A provenance analysis for a query evaluation or a model checking computation extracts information on how its result depends on the atomic facts of the model or database. Traditional work on data provenance was, to a large extent, restricted to positive query languages or the negation-free fragment of first-order logic and showed how provenance abstractions can be usefully described as elements of commutative semirings -- most generally as multivariate polynomials with positive integer coefficients. We describe and evaluate here a provenance approach for dealing with negation, based on quotient semirings of polynomials with dual indeterminates. This not only provides a semiring provenance analysis for full first-order logic (and other logics and query languages with negation) but also permits a reverse provenance analysis, i.e., finding models that satisfy various properties under given provenance tracking assumptions. We describe the potential for applications to explaining missing query answers or failures of integrity constraints, and to using these explanations for computing repairs. This approach also is the basis of a systematic study of semiring semantics in a broad logical context.

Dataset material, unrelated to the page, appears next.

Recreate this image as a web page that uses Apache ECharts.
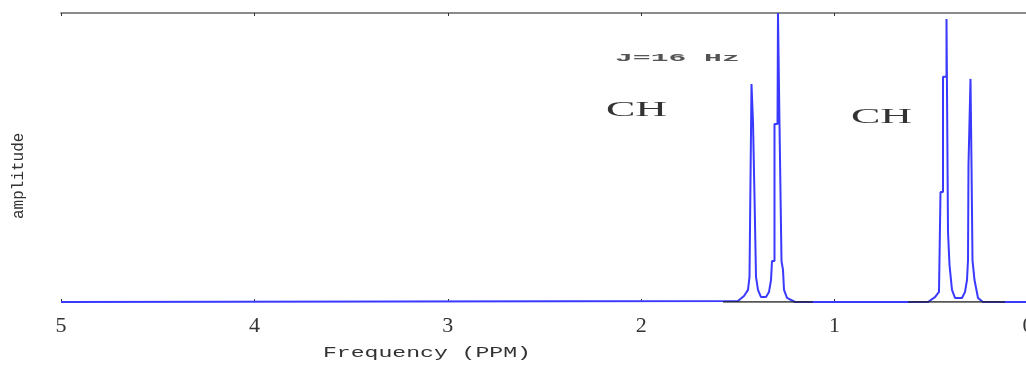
<!DOCTYPE html>
<html>
<head>
<meta charset="utf-8">
<script src="https://cdn.jsdelivr.net/npm/echarts@6/dist/echarts.min.js"></script>
<style>html,body{margin:0;padding:0;background:#fff}#c{width:1026px;height:366px}</style>
</head>
<body>
<div id="c"></div>
<script>
// Spectrum (ppm, amplitude)
const spectrumPpm = [5.0,
  1.4995, 1.4685, 1.4478, 1.4400, 1.4323, 1.4297, 1.4219, 1.4219, 1.4142, 1.4142, 1.4064, 1.4064, 1.3961, 1.3806, 1.3547, 1.3392, 1.3288, 1.3237, 1.3108, 1.3108, 1.2952, 1.2927, 1.2875, 1.2849, 1.2746, 1.2746, 1.2668, 1.2616, 1.2461, 1.2047,
  0.5171, 0.4809, 0.4602, 0.4524, 0.4524, 0.4395, 0.4395, 0.4214, 0.4214, 0.4136, 0.4136, 0.4059, 0.4059, 0.3981, 0.3930, 0.3775, 0.3413, 0.3257, 0.3154, 0.3102, 0.3077, 0.2999, 0.2973, 0.2921, 0.2921, 0.2870, 0.2870, 0.2792, 0.2766, 0.2689, 0.2585, 0.2327,
  0.0];
const spectrumAmp = [0,
  0.0035, 0.021, 0.042, 0.087, 0.087, 0.754, 0.754, 0.623, 0.623, 0.367, 0.367, 0.087, 0.042, 0.017, 0.017, 0.035, 0.076, 0.142, 0.142, 0.616, 0.616, 1.0, 1.0, 0.616, 0.616, 0.142, 0.111, 0.042, 0.014, 0,
  0, 0.017, 0.035, 0.035, 0.381, 0.381, 0.779, 0.779, 0.979, 0.979, 0.242, 0.242, 0.128, 0.128, 0.042, 0.014, 0.014, 0.035, 0.076, 0.145, 0.474, 0.474, 0.772, 0.772, 0.474, 0.474, 0.145, 0.145, 0.076, 0.076, 0.014, 0,
  0];
// Dark baseline segments under the multiplets
const baselinePpm = [1.577, 1.112, null, 0.620, 0.119];
const baselineAmp = [0, 0, null, 0, 0];
// Axis ticks
const xTicks = [5, 4, 3, 2, 1, 0];
// Annotations
const annotations = ['J=16 Hz', 'CH', 'CH'];
const xTitle = 'Frequency (PPM)';
const yTitle = 'amplitude';

const spectrum = spectrumPpm.map((p, i) => [p, spectrumAmp[i]]);
const baseline = baselinePpm.map((p, i) => p === null ? '-' : [p, baselineAmp[i]]);

const chart = echarts.init(document.getElementById('c'), null, {renderer: 'canvas'});
const tickStyle = {show: true, inside: true, length: 3, lineStyle: {color: '#333', width: 1}};
chart.setOption({
  animation: false,
  backgroundColor: '#fff',
  grid: {left: 61, right: -2, top: 13, bottom: 64, show: false, containLabel: false, outerBoundsMode: 'none'},
  xAxis: [{
    type: 'value', min: 0, max: 5, interval: 1, inverse: true, position: 'bottom',
    axisLine: {show: false}, splitLine: {show: false}, axisTick: tickStyle,
    axisLabel: {margin: 13, fontFamily: 'Liberation Serif', fontSize: 22, color: '#333',
      formatter: v => xTicks.indexOf(v) >= 0 ? String(v) : ''}
  }, {
    type: 'value', min: 0, max: 5, interval: 1, inverse: true, position: 'top',
    axisLine: {show: true, lineStyle: {color: '#666', width: 1.6}}, splitLine: {show: false},
    axisTick: tickStyle, axisLabel: {show: false}
  }],
  yAxis: {type: 'value', min: 0, max: 1, axisLine: {show: true, lineStyle: {color: '#555', width: 2}},
    axisTick: {show: false}, axisLabel: {show: false}, splitLine: {show: false}},
  series: [{
    type: 'line', data: spectrum, showSymbol: false, clip: true, z: 2,
    lineStyle: {color: '#3a3aff', width: 2}
  }, {
    type: 'line', data: baseline, showSymbol: false, clip: true, z: 3, connectNulls: false,
    lineStyle: {color: '#222', width: 1.4}
  }],
  graphic: [
    {type: 'text', x: 615, y: 53, scaleX: 2.7, style: {text: annotations[0], fontFamily: 'Liberation Mono', fontWeight: 'bold', fontSize: 11, fill: '#555'}},
    {type: 'text', x: 606, y: 99, scaleX: 2.0, style: {text: annotations[1], fontFamily: 'Liberation Serif', fontSize: 22, fill: '#333'}},
    {type: 'text', x: 851, y: 106, scaleX: 2.0, style: {text: annotations[2], fontFamily: 'Liberation Serif', fontSize: 22, fill: '#333'}},
    {type: 'text', x: 323, y: 346, scaleX: 1.65, style: {text: xTitle, fontFamily: 'Liberation Mono', fontSize: 14, fill: '#333'}},
    {type: 'text', x: 11, y: 219, rotation: Math.PI / 2, style: {text: yTitle, fontFamily: 'Liberation Mono', fontSize: 16, fill: '#333'}}
  ]
});
</script>
</body>
</html>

翻译：查询求值或模型检验计算的溯源分析旨在提取结果如何依赖于模型或数据库原子事实的信息。传统的数据溯源研究在很大程度上局限于正查询语言或一阶逻辑的无否定片段，并证明了溯源抽象可被有效地描述为交换半环中的元素——最一般地表示为具有正整数系数的多元多项式。本文提出并评估了一种基于具有对偶未定元的多项式商半环来处理否定的溯源方法。这不仅为完整一阶逻辑（以及其他具有否定的逻辑和查询语言）提供了半环溯源分析，还支持逆向溯源分析，即在给定溯源追踪假设下寻找满足特定性质的模型。我们阐述了该方法在解释缺失查询答案或完整性约束失效方面的应用潜力，以及如何利用这些解释进行修复计算。此方法也为在广泛逻辑语境下系统研究半环语义奠定了基础。